Hi Guys,
The referenced article is indeed excellent. However, it really contains no surprising information. It just reinforces a wide body of earlier research findings that grow more compelling with each year’s additional data.
Mutual fund performance persistence is largely a myth, with a few outstanding exceptions. The game plan should be to find and stick with those noteworthy exceptions. The article identifies a few of them.
In physics, the law of gravity dominates. Although not quite as universal, within the investment community, a regression-to-the-mean law seems almost as pervasive.
The evidence against fund persistent outperformance is overwhelming. In its early
years, the Morningstar 5-star rating system proved so vulnerable to performance decay, and subsequently to star erosion, that the firm was forced to modify and expand its ranking methods to salvage its fading reputation.

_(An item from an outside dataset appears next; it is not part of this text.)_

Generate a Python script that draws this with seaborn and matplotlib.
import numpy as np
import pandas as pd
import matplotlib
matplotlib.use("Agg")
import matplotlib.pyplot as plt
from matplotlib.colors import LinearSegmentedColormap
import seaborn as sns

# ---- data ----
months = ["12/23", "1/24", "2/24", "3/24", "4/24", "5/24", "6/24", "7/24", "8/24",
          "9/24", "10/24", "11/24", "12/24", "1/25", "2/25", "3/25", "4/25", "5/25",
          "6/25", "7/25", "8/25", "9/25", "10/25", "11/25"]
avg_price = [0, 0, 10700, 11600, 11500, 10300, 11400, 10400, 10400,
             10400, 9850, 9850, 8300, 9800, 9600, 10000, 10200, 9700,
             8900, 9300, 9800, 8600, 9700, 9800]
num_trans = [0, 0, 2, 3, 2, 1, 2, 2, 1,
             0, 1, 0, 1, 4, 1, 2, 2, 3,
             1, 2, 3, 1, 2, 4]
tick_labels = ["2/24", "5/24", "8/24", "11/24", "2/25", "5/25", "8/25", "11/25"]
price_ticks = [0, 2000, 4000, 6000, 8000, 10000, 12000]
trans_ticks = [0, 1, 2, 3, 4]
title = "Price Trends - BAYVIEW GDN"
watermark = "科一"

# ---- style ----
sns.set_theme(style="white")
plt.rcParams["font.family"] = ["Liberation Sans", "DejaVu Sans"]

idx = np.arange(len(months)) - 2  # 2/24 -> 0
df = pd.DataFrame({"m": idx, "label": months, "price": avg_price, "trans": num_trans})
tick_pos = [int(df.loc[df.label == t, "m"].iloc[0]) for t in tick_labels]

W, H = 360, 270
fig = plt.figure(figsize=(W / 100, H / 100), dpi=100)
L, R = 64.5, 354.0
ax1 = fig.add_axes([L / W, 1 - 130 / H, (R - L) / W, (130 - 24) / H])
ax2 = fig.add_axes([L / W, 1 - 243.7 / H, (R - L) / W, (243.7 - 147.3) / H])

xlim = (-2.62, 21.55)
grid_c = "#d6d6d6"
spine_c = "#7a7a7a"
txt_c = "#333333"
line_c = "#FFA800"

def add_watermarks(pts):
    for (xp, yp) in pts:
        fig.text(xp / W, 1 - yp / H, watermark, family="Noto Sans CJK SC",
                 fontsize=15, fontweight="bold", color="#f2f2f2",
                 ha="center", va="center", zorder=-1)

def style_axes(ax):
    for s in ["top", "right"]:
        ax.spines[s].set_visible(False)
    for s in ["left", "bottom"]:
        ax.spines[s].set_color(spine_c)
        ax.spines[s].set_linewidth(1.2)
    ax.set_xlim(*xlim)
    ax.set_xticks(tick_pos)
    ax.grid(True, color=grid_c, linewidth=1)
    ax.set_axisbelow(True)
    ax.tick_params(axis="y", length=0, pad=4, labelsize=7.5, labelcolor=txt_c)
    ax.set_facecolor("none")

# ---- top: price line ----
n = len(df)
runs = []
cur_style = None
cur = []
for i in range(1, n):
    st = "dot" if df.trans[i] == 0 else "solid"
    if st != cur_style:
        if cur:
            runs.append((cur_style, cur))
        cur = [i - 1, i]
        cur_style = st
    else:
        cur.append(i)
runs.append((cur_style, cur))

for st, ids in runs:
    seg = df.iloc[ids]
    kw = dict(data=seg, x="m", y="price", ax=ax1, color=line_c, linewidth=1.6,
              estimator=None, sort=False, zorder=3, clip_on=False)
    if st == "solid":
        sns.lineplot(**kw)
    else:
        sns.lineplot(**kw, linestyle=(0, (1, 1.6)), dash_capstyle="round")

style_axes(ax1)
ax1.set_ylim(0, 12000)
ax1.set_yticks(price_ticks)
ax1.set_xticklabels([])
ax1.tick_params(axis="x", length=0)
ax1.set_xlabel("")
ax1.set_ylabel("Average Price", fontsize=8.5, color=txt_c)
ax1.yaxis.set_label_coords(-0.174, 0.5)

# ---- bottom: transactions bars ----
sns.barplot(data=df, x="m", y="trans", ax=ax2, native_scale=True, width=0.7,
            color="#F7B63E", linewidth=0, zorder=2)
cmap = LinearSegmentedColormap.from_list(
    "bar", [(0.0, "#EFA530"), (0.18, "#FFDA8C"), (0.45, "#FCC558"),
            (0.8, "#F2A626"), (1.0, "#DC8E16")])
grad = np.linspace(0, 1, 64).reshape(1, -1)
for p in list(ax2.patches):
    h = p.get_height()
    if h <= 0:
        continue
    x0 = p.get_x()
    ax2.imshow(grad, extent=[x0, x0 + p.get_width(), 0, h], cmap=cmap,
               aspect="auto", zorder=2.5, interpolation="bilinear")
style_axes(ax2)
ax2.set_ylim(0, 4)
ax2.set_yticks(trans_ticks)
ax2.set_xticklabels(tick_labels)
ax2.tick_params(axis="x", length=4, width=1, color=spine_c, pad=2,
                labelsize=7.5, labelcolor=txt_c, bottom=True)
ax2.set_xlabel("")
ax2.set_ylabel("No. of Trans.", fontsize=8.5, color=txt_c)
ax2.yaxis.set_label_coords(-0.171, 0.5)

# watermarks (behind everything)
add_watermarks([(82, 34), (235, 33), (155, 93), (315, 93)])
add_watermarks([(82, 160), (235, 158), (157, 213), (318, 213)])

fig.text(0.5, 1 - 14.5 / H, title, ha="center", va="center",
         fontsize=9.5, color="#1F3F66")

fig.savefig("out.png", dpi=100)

The numerous periodic table of returns published annually by a host of industry giants demonstrate the fragile nature of last year’s winners. The rotations are swift. Buying last year’s top performers has proven to be a Loser’s game.

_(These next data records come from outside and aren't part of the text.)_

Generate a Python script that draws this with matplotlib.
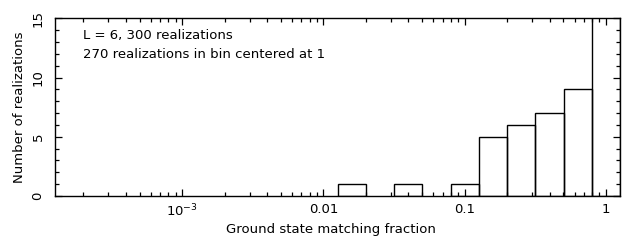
import numpy as np
import matplotlib
matplotlib.use("Agg")
import matplotlib.pyplot as plt
from matplotlib.ticker import FixedLocator, LogLocator, MultipleLocator, NullFormatter, FixedFormatter

# Data: histogram bins in log10(fraction), width 0.2 decades
bin_centers_log = [-1.8, -1.4, -1.0, -0.8, -0.6, -0.4, -0.2, 0.0]
counts = [1, 1, 1, 5, 6, 7, 9, 270]
bin_width_log = 0.2
xticks = [1e-3, 1e-2, 1e-1, 1]
xticklabels = [r"$10^{-3}$", "0.01", "0.1", "1"]
yticks = [0, 5, 10, 15]

plt.rcParams['font.family'] = ['DejaVu Sans']

fig = plt.figure(figsize=(6.23, 2.49), dpi=100)
ax = fig.add_axes([55/623, 1-196/249, 565/623, (196-18.3)/249])

c = np.array(bin_centers_log)
lefts = 10**(c - bin_width_log/2)
rights = 10**(c + bin_width_log/2)
ax.bar(lefts, counts, width=rights-lefts, align='edge', fill=False,
       edgecolor='black', linewidth=1.0)

ax.set_xscale('log')
ax.set_xlim(10**-3.9, 10**0.1)
ax.set_ylim(0, 15)

ax.xaxis.set_major_locator(FixedLocator(xticks))
ax.xaxis.set_major_formatter(FixedFormatter(xticklabels))
ax.xaxis.set_minor_locator(LogLocator(base=10, subs=np.arange(2, 10), numticks=20))
ax.xaxis.set_minor_formatter(NullFormatter())
ax.yaxis.set_major_locator(FixedLocator(yticks))
ax.yaxis.set_minor_locator(MultipleLocator(1))

ax.tick_params(which='both', direction='in', top=True, right=True, labelsize=9.5, width=0.9)
ax.tick_params(which='major', length=5)
ax.tick_params(which='minor', length=2.6)
ax.tick_params(axis='x', pad=5)
ax.tick_params(axis='y', pad=7.5)
for lab in ax.get_yticklabels():
    lab.set_rotation(90)
    lab.set_va('center')

for s in ax.spines.values():
    s.set_linewidth(1.0)

ax.set_xlabel("Ground state matching fraction", fontsize=9.5)
ax.xaxis.set_label_coords((331-55)/565, (196-223)/177.7)
ax.set_ylabel("Number of realizations", fontsize=9.5, labelpad=4.2)

ax.text(83/623, 1-39/249, "L = 6, 300 realizations", transform=fig.transFigure, fontsize=9.5, va='baseline')
ax.text(83/623, 1-58/249, "270 realizations in bin centered at 1", transform=fig.transFigure, fontsize=9.5, va='baseline')

fig.savefig("out.png", dpi=100)
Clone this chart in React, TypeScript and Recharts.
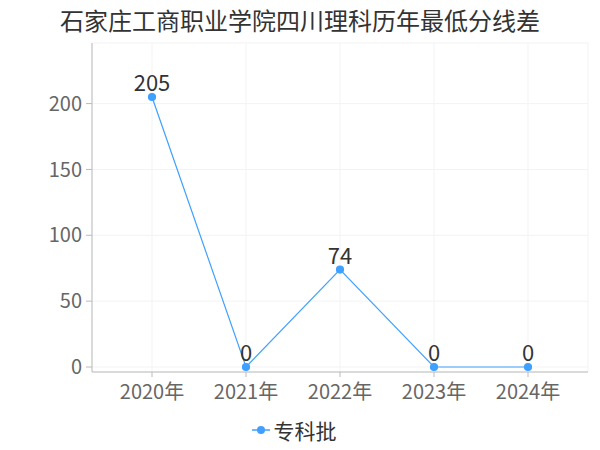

Each year, Fortune magazine issues a list of the most respected and the most despised companies. The list does have some stability year over year. However, the market returns from owning the most accomplished companies over the long haul do not match those yielded by the least honored outfits. From an investment rewards perspective, this is yet another illustration of a regression-to-the-mean pull.
All MFO regulars should be familiar with the often referenced Standard and Poor’s SPIVA and Persistency reports. These documents have registered fund persistency failures for many
years. Here is the Link to those data rich reports:
http://us.spindices.com/resource-center/thought-leadership/spiva/If motivated, you can click on the specific SPIVA and Persistency items to explore more deeply. The SPIVA mid-year report was just released. I have not yet accessed it.
Michael Mauboussin has written extensively about the tradeoffs between luck and skill in determining outcomes. He concludes that as the skill level of professional money managers has escaladed over time, the luck component becomes the more dominant factor. There are fewer and fewer Excess Return opportunities. Hence, expect that persistent superior performance should degrade even more in the future and should be more difficult to identify.
That’s an imperfect signal that favors an Index-like approach. Institutions have recognized that signal, and are moving more aggressively in that direction. Perhaps we should too?
Best Wishes.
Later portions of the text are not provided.